The first challenge, therefore, is how to reconceive central authority in the Church without sacrificing its unique capacity to move the institution when nothing else can.
The second conundrum pivots on how to promote accountability in a church where, to some extent, it’s almost a foreign concept. The term appears 19 times in the English translation of the Instrumentum Laboris, but how to put those calls into practice remains a head-scratcher.
The challenges are both sociological and ecclesiological.
Sociologically, the Vatican remains an overwhelmingly Italian institution, and it’s telling that there is no precise Italian translation for the word “accountability.” In the Italian version of the document, in fact, the term used is rendiconto, which literally just means “report,” accompanied by a parenthesis that adds “accountability [is] an English term also used in other languages.”
Just about the only arena of Italian life where there’s a culture of accountability that approximates the Anglo-Saxon model is soccer, where the coach of a losing team often gets fired.
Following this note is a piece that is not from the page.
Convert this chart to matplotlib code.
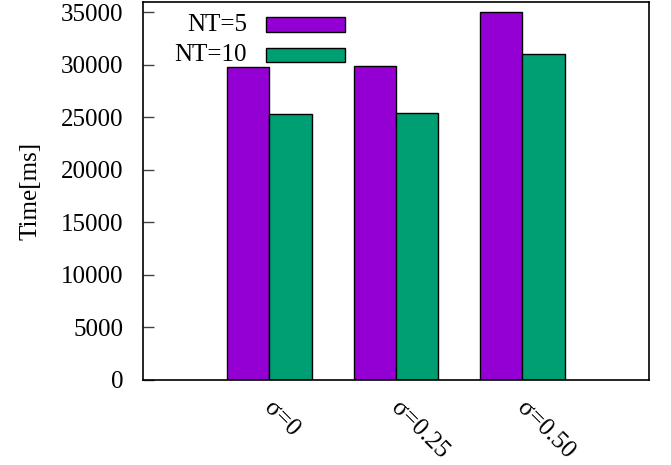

Soccer, however, is probably the most international institution in the country, accustomed to foreign ownership, management and players — not something, really, that could easily be said of the Vatican at its middle and lower levels.
How to graft such a foreign concept onto an institution where it’s never really been part of the scene remains unclear.
In terms of ecclesiology, to the extent the Church has had a concept of accountability, it’s almost the opposite of what people mean by it today. Over the centuries, leadership has been regarded primarily as accountable to the apostolic tradition, and ultimately to God as its author. In other words, accountability runs up to the divine, not down to the consent of the governed.
How to blend the traditional and contemporary understandings of accountability into a creative synthesis, therefore, could be another great undertaking.
Third, the synod also faces the conundrum of how to promote a process of reform without it shading off into revolution.
That this is not an idle prospect is demonstrated by the Vatican’s ongoing tug of war with the German church and its “Synodal Way,” which has largely come down to a question of authority. The Germans want to create a new governing body for the Church in the country in which laity would have a decisive role, while the Vatican insists that hierarchical authority in itself isn’t up for grabs, but rather the mode in which it’s exercised.
In some ways, the situation is similar to the Congress of Ems in 1786, when four German-speaking Prince Archbishops of the Holy Roman Empire (from Mainz, Cologne, Trier, and Salzburg) declared a sort of de facto rejection of papal primacy. Among other things, they wanted all papal nunciatures abolished, seeing the presence of an envoy from Rome as an unwarranted assertion of papal supervision.
Pope Pius VI was compelled to spend the next decade fighting off the German uprising, until the French Revolution and Napoleon’s hostility to the Church finally persuaded the archbishops that maybe having a powerful international patron with his own diplomatic corps wasn’t such a bad thing after all. (Of course, Pius VI eventually would be taken prisoner by Napoleon and died in exile in Valence, but all that only served to reinforce popular support for papal sovereignty.)
The challenge, then as now, is to find a balance between change and continuity, between listening to the People of God and listening to the wisdom of tradition, all the while making sure things don’t spin out of control in the meantime.
Should the synod take up these questions, it could still prove a fascinating discussion indeed … even without headline-grabbing topics that drive traffic, if not always transformation.